*RECORD EXCERPTS:*
########################################

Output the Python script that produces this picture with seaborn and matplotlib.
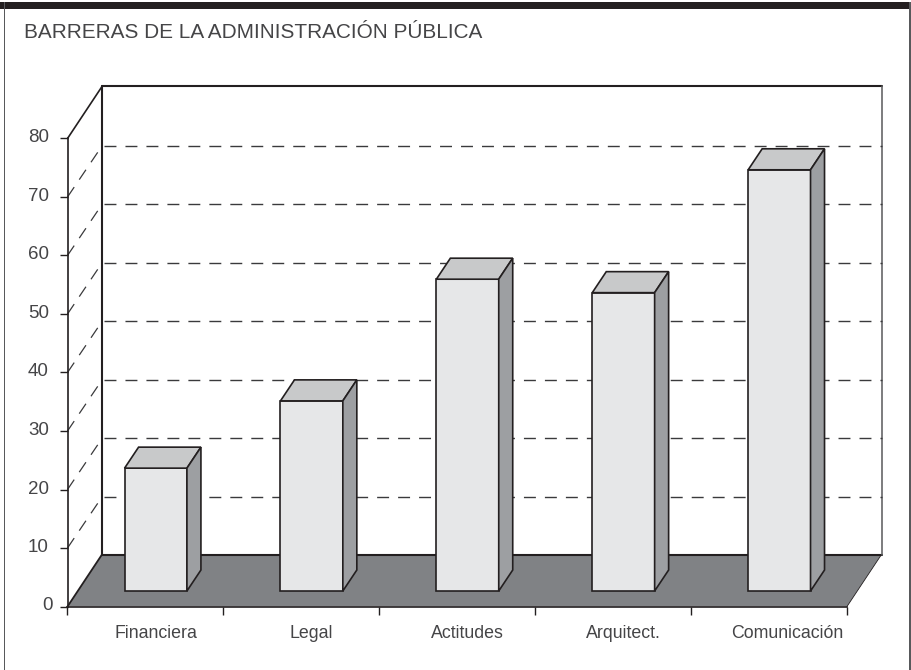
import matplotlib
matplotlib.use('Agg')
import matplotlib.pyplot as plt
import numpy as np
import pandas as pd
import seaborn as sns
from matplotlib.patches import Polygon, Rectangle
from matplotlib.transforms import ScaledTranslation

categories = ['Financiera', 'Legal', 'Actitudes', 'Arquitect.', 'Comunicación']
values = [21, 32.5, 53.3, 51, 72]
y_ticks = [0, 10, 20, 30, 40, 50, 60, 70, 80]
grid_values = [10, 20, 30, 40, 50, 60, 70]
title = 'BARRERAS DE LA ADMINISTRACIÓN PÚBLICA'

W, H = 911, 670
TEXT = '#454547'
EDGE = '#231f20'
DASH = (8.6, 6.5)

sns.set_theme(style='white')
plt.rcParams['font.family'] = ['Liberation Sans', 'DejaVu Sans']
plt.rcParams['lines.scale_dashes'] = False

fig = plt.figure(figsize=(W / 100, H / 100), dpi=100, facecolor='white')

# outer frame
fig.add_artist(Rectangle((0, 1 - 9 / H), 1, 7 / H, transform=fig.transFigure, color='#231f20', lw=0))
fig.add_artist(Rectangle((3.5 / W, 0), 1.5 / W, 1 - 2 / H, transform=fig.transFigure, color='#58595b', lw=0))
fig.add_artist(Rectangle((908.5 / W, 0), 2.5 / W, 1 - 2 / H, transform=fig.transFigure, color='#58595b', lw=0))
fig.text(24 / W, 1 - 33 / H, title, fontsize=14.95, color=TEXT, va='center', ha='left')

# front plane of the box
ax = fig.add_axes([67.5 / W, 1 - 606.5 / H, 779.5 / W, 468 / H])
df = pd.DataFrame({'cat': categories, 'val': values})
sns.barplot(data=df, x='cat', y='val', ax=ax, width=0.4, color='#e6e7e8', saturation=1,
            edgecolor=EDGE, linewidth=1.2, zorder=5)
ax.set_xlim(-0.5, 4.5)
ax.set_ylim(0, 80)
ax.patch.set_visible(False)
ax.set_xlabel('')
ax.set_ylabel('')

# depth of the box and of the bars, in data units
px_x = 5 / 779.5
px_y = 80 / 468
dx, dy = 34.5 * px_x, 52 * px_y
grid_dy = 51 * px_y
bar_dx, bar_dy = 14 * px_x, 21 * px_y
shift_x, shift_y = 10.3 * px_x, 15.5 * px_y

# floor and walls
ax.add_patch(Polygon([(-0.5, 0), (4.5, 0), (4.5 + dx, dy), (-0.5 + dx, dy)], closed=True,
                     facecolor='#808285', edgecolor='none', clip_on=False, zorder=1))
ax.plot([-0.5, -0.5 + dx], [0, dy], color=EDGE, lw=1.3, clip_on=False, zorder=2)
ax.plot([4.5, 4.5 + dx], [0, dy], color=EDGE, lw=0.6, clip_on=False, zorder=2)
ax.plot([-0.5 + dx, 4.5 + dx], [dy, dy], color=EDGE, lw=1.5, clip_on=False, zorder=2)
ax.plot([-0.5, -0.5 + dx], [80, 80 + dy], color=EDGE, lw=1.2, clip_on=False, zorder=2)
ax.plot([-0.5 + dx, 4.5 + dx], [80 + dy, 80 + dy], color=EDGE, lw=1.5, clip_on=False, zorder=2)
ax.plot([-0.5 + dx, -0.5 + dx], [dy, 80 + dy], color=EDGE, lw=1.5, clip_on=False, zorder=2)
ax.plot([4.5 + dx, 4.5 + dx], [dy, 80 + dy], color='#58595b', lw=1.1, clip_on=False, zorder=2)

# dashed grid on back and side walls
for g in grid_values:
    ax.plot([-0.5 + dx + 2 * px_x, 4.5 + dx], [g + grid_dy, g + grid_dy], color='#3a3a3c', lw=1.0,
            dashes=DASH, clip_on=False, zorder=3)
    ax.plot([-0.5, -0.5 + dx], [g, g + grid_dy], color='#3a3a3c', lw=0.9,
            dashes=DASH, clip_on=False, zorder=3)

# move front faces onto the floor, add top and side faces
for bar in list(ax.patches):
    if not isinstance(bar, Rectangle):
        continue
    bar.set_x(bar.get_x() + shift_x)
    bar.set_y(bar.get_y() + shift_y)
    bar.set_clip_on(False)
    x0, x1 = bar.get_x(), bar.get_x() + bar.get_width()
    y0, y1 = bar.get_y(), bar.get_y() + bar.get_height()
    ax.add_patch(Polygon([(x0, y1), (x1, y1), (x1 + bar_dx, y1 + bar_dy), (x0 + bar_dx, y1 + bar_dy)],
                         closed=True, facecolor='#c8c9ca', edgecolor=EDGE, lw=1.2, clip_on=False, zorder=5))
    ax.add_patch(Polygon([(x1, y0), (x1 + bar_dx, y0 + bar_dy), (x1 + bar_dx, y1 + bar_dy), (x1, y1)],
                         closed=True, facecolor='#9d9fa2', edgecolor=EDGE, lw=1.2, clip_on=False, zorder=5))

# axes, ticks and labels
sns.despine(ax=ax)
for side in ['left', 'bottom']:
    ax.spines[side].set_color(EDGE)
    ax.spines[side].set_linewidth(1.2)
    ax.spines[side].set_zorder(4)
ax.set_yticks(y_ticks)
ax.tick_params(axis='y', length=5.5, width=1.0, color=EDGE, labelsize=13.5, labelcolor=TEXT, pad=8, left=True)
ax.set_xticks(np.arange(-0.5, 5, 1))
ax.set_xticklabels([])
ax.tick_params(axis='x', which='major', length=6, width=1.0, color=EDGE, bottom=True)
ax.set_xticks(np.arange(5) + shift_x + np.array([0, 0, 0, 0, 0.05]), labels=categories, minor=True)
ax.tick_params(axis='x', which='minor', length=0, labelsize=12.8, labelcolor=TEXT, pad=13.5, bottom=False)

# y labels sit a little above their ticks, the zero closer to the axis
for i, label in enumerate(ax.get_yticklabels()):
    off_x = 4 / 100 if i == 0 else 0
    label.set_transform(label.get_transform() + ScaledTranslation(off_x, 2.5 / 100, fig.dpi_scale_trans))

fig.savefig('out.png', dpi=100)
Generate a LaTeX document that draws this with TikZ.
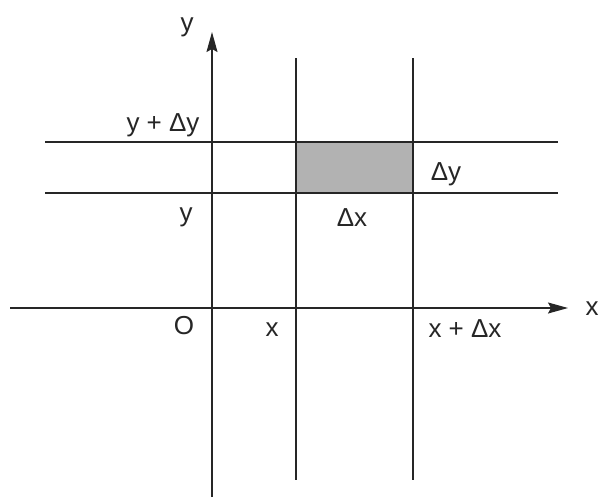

########################################

Go through the material above and count the lines that include "this". Give the number alone.

*COMPLETED EXERCISE:* 2